A wise advertising practitioner once observed, “80% of all advertising dollars are wasted … if only I knew which 80%.”
As a marketer and media executive, I have myself often wondered about the effectiveness of advertising in general. I have seen brilliantly conceived campaigns go waste. I have also observed very pedestrian advertising ideas create buzz around new launches.
The business of advertising is not an easy one. You must create an idea that stands out among others. You must find an effective way to reach the target consumer. And then, of course, is the big moment of truth: Will the consumers finally “vote with their wallets.”
The business of communication thus depends on some key elements: the idea, the execution, and, of course, the choice of the medium used to effectively reach the final consumer. This, of course, assumes that the other elements of the marketing mix are at least as good as, if not better than, the competition.
Bad advertising may actually manage to sell a good product, but good advertising will almost never sell a bad product.
Let’s examine one key piece of the jigsaw puzzle: the choice of medium and what it does to the effectiveness of a campaign.
I am often asked how a “static” medium like print can ever compete with television, with its whole range of colour, sound, and movement, or indeed with digital, with all its possibilities of personalisation and the almost “mass customisation” ability the medium offers.
I struggle to “brand” any medium as static, dynamic, personal, etc. A medium is only as good as the mind that uses it. As far as consumers are concerned, their media consumption habits are inclusive, more than exclusive.
Every medium has a place for a consumer, a time in her day, and a role in her life. So the 25 odd minutes spent with the newspaper in the morning do not clash with drive-time radio, or Internet and smartphone usage, or even the two-hour TV viewing window in the evening.
Each has its advantage.
A newspaper is probably the most engaging for many reasons:
- It’s the most cognitive of all media.
- It’s the medium that lends itself to the least multi-tasking during its reading time.

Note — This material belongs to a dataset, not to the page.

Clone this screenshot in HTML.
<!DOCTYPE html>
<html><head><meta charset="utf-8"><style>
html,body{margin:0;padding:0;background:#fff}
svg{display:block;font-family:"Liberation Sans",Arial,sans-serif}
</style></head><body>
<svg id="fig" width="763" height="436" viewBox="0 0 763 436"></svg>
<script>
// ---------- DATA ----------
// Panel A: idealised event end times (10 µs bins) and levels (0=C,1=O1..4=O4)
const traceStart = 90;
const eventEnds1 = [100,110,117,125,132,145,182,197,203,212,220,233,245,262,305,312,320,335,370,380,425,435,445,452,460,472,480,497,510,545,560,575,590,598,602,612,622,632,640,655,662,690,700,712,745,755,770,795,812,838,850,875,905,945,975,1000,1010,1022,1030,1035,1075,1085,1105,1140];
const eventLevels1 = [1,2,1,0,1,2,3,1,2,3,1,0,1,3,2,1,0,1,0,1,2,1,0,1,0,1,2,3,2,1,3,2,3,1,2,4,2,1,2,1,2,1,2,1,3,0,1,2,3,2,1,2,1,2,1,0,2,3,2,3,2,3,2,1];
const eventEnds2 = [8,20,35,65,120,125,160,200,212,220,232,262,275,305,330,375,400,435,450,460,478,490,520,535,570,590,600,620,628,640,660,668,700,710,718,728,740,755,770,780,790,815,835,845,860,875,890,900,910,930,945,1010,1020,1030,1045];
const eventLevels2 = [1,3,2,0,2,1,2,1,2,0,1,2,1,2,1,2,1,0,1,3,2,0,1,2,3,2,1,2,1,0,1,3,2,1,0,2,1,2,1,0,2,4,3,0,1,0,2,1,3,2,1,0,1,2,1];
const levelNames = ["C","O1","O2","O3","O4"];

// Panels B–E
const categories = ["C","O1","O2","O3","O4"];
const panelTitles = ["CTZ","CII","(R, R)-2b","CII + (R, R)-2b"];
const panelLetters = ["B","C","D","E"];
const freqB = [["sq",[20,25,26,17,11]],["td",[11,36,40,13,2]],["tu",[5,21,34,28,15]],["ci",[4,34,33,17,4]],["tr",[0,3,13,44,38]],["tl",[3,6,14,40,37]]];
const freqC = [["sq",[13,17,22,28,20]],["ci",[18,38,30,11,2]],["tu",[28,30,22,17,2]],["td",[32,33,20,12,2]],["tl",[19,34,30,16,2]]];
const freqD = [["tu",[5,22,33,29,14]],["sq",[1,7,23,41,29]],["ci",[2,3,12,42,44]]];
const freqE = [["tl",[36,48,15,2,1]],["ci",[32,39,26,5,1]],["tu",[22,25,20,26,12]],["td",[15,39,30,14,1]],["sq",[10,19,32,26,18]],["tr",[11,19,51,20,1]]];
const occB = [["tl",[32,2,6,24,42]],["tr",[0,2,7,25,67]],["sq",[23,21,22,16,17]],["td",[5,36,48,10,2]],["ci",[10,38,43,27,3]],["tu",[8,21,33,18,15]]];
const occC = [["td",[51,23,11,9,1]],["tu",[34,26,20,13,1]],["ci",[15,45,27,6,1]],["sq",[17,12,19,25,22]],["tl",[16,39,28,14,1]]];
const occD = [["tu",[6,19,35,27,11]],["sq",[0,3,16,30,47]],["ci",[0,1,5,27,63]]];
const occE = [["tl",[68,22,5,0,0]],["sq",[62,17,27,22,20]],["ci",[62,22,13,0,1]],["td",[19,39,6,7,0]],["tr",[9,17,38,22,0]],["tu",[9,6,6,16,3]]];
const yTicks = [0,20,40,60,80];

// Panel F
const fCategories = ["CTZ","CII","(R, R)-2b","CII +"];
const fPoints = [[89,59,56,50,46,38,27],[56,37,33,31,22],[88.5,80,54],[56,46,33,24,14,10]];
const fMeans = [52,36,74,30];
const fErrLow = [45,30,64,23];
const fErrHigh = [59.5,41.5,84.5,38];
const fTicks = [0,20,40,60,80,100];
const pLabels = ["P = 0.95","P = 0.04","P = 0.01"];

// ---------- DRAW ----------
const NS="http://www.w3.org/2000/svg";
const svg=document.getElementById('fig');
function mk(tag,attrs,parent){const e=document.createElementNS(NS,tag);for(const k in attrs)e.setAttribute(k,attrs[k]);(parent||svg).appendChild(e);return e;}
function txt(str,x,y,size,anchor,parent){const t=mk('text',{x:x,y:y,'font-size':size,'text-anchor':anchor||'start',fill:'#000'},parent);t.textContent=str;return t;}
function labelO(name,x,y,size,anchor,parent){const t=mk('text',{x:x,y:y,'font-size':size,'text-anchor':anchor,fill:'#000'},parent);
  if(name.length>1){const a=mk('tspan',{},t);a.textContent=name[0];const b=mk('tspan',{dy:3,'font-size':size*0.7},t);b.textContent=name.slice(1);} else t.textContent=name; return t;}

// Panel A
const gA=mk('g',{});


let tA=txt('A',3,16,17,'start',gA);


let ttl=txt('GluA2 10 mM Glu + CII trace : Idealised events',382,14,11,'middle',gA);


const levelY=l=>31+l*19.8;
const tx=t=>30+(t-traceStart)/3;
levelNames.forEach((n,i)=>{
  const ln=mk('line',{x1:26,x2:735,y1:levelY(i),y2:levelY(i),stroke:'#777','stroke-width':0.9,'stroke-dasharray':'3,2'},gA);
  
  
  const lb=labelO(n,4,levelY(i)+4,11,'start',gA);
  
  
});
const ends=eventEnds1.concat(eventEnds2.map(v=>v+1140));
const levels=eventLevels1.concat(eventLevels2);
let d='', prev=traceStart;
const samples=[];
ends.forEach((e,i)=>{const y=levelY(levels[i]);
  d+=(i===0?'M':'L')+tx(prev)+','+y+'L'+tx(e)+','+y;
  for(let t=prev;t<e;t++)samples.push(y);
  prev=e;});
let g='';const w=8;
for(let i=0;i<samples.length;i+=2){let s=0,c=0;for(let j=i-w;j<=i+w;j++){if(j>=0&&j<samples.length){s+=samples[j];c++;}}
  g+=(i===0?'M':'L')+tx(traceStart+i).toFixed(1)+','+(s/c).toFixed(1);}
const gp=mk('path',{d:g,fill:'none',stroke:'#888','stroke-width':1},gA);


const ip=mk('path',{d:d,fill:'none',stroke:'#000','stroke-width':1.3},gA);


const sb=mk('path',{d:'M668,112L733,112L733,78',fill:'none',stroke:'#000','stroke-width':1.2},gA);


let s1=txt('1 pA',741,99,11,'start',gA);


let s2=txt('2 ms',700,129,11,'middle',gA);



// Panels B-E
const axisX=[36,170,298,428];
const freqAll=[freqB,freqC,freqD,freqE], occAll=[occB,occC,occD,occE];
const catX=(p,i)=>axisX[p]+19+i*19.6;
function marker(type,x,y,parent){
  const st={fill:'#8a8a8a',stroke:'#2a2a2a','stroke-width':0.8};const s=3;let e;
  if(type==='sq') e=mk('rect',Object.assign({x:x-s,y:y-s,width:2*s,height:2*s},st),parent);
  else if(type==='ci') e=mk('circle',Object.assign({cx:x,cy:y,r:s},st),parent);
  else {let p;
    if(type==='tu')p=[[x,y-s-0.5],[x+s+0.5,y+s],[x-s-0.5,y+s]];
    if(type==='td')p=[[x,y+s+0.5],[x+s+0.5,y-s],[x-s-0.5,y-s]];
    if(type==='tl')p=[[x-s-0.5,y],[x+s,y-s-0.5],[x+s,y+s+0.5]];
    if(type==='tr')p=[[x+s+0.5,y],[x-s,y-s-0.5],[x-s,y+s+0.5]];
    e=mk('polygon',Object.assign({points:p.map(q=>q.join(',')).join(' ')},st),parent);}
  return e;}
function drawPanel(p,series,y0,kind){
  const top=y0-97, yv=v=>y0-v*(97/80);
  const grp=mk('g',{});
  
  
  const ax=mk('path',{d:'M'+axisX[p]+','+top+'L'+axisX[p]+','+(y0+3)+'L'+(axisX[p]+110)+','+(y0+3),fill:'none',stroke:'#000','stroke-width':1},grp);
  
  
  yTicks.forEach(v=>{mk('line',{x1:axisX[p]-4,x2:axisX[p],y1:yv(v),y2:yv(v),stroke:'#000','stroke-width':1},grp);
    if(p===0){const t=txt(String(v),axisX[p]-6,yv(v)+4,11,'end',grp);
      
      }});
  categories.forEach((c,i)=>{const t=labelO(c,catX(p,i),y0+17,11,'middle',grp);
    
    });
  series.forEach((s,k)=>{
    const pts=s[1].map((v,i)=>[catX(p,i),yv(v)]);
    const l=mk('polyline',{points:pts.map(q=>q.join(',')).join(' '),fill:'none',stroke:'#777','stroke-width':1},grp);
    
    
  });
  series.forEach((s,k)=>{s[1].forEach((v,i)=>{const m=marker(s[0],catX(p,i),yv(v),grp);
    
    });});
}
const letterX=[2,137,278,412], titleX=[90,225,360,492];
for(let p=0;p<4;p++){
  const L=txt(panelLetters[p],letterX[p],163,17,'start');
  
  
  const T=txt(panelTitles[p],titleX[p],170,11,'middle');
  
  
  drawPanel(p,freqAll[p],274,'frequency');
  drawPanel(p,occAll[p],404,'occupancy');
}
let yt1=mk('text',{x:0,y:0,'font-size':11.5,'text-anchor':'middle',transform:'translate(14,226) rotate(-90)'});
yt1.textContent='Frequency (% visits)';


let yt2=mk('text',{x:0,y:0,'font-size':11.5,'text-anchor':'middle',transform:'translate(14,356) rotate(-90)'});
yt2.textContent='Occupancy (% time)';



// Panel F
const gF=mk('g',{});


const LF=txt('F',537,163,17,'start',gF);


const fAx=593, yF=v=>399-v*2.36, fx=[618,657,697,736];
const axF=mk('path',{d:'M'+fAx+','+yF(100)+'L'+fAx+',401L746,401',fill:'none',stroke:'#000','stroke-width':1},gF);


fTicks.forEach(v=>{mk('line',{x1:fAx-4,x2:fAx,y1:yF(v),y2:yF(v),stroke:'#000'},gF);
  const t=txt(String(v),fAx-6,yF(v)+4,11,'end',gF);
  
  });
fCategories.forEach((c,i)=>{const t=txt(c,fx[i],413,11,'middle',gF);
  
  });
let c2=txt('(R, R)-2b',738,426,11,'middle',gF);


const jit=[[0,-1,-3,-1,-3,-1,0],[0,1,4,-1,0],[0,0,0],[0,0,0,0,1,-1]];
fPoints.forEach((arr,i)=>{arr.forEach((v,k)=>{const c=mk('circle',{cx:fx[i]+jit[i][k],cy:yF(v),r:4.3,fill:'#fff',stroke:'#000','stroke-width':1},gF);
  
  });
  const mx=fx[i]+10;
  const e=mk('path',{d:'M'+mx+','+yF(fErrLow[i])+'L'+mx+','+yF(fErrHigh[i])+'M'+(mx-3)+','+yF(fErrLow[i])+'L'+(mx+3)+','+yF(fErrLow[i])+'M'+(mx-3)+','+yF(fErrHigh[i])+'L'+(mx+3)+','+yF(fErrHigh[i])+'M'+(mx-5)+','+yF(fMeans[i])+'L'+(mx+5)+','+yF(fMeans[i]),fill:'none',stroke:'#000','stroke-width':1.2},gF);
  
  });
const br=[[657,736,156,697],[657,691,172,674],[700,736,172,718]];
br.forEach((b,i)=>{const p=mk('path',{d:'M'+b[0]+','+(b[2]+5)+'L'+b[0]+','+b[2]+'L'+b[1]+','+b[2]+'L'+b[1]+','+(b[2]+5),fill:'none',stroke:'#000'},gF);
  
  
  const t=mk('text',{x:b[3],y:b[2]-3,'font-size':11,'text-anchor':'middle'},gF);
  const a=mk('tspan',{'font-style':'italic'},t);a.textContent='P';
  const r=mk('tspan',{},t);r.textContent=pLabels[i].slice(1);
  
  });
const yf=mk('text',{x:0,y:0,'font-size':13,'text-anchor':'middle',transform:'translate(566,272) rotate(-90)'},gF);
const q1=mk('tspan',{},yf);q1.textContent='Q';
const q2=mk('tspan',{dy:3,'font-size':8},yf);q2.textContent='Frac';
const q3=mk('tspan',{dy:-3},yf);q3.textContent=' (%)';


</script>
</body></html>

- Content and advertising co-exist.
- Advertising is not intrusive to content. (Nobody forces you into a break and makes you watch commercials just when the most important scene of the film is about to happen.)
- It is a physical product, which can engage all the senses via sight, smell, touch, sound, and taste.
These factors drive a greater engagement with the medium than any other. Several consumer studies in various markets have shown engagement to be the key to attitude change and action in most “response hierarchy” models that marketers use.
The key to the use of a medium is the creativity and thought that goes into it, combined with the possibilities the medium offers. The best campaigns are done when both of these are optimised. There are advertisers who understand and appreciate the unique possibilities of the newspaper and what it can do with their creative idea and its delivery.
Newspapers can make the reader crave a morning cup of coffee, since it makes the aroma come alive in the morning. It can wake a consumer up to the “buzz” of excitement on behalf of a car manufacturer. It can sing the national anthem for a consumer on August 15 (India’s Independence Day) and deliver the seeds of a tomato plant for her to take the first steps for growing tomatoes in the kitchen garden.
It can help a reader test drive a new car launch through the use of Augmented Reality, and even allow her to instantly book a test drive. It can make the reader look twice at something that looks distinctly 3D staring at her from Page One.
The fact that a newspaper gets put together every day makes it the “least standard” of all media. It’s probably used the most of the “mass customisation” technologies available today. The content and advertising messages can be personalised to the reader by the area in which he lives.
All these are real life examples that have been done in the last 12 months at Times of India. None of this is far-fetched. The products that succeed do so based on the ability of the marketers to create breakthroughs and not follow the standard “reach frequency build up” media models being hawked everywhere.
In sum, print media is probably the most dynamic and engaging medium available. It lends itself to being shaped and formed to best deliver a punchy message and have the quickest build up of awareness and credibility for a product.
Ultimately, its success depends on how the marketer seeks to use the medium and what his or her objectives are. Print probably delivers the greatest and most effective bang for the buck on advertising spends if the marketers and creative agencies look to use its strengths and deliver a message that uses its innate advantages.